Typically, plastic “bans” do not apply to consumer goods that come packaged in plastic, ranging from potato chips to shampoo; instead, they only concern items such as single-use plastic straws, containers, and cutlery. However, the new California plastic law will actually apply to companies manufacturing plastic-packaged products, making it arguably one of the strictest plastic bans in the nation — if it actually goes into effect, that is.
Keep reading for the details on California’s plastic ban.
California’s new plastic law goes beyond typical single-use plastic bans.
On Thursday, June 30, California Governor Gavin Newsom signed SB 54 into law. This new legislation will require all packaging statewide to be either recyclable or compostable by 2032.
Though that is a long 10 years from now, there are also smaller targets along the way to keep things on track.
According to AP News, companies selling plastic-packaged products in California will be required to reduce the plastic in their single-use plastic-packaged products by 10 percent by 2027, and by 25 percent by 2032.
As mentioned above, other legislation regulating plastic typically only refers to single-use plastic items given out by shops and food service businesses, such as grocery bags, utensils, and stirrers, with exemptions for anything that is pre-packaged by a manufacturer. But California’s new rule will require manufacturers of single-use plastic-packaged products from all around the world to change their ways.
That could include plastic-bottled beverages, snacks, and personal care products; however, the definition of single-use can be vague, so it's unclear if it will refer to plastic-packaged products that can be used more than once, such as shampoo and larger packages of food.
The new rule also requires 30 percent of plastic packaging in California to be recycled beginning Jan. 1, 2028; at least 40 percent beginning Jan. 1, 2030; and at least 65 percent beginning Jan. 1, 2032, according to a press release.
“The legislation shifts the plastic pollution burden from consumers to the plastics industry,” the press release explains, adding that the government will raise $5 billion from industry members over the next decade to help with this effort.
The government estimates that the new legislation will reduce California’s plastic packaging waste by 25 percent in 10 years, which will help bring the state closer to the goals of the California Climate Commitment, a $53.9 billion scheme to fight climate change in the state.
“Our kids deserve a future free of plastic waste and all its dangerous impacts, everything from clogging our oceans to killing animals – contaminating the air we breathe, the water we drink, and the food we eat.

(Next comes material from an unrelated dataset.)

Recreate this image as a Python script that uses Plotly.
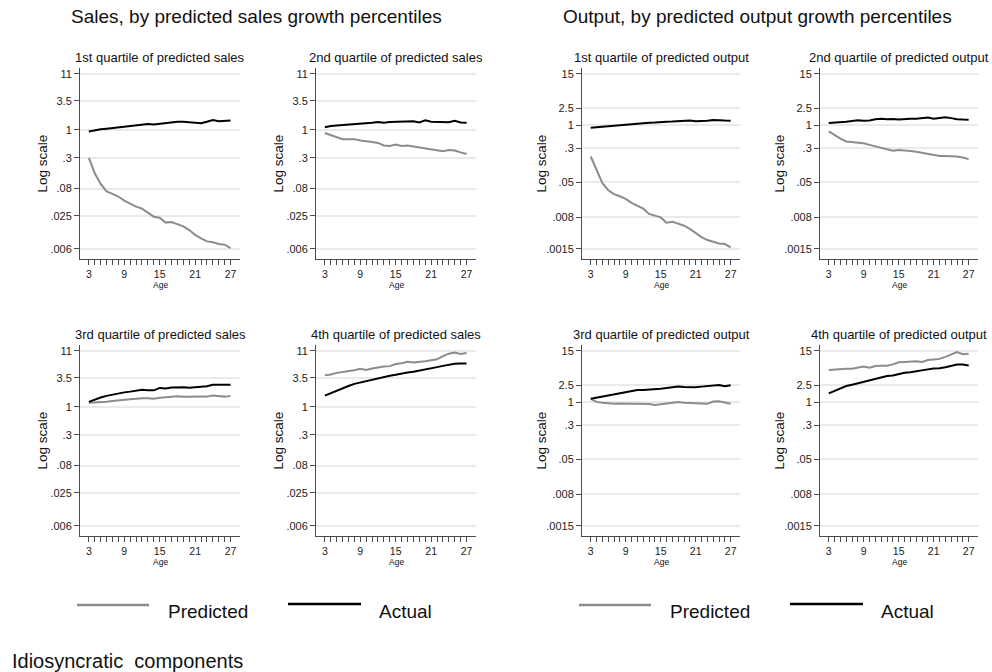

No more,” Governor Newsom stated. “California won’t tolerate plastic waste that’s filling our waterways and making it harder to breathe. We’re holding polluters responsible and cutting plastics at the source.”
California is taking the climate crisis more seriously than many other states.
California has faced a multitude of side effects of the climate crisis, namely in the form of wildfires. The state’s 2021 wildfire season lasted for 75 days, with wildfires scorching millions of acres of land.
That’s just one of many reasons California is a leader in climate legislation in the U.S. In May 2022, California hit a milestone of powering 99.87 percent of the state with renewable energy. California is the No. 2 state when it comes to renewable energy reliance, as the runner up to North Carolina, as per SmartAsset.
Additionally, when the Supreme Court restricted the EPA’s powers on Thursday, just hours before California announced its new plastic law, Governor Newsom made a statement admonishing the SCOTUS ruling.
“Today’s ruling makes it even more imperative that California and other states succeed in our efforts to combat the climate crisis,” Newsom stated.
“While the court has once again turned back the clock, California refuses to go backward – we’re just getting started,” he continued. “California will remain the tentpole for this movement with record investments and aggressive policies to reduce pollution, to protect people from extreme weather, and to leave our children and grandchildren a world that’s better off than we found it.”
While California’s state government could still do far more to reduce emissions, the state is setting an example for other states to follow suit and enact tougher climate regulations.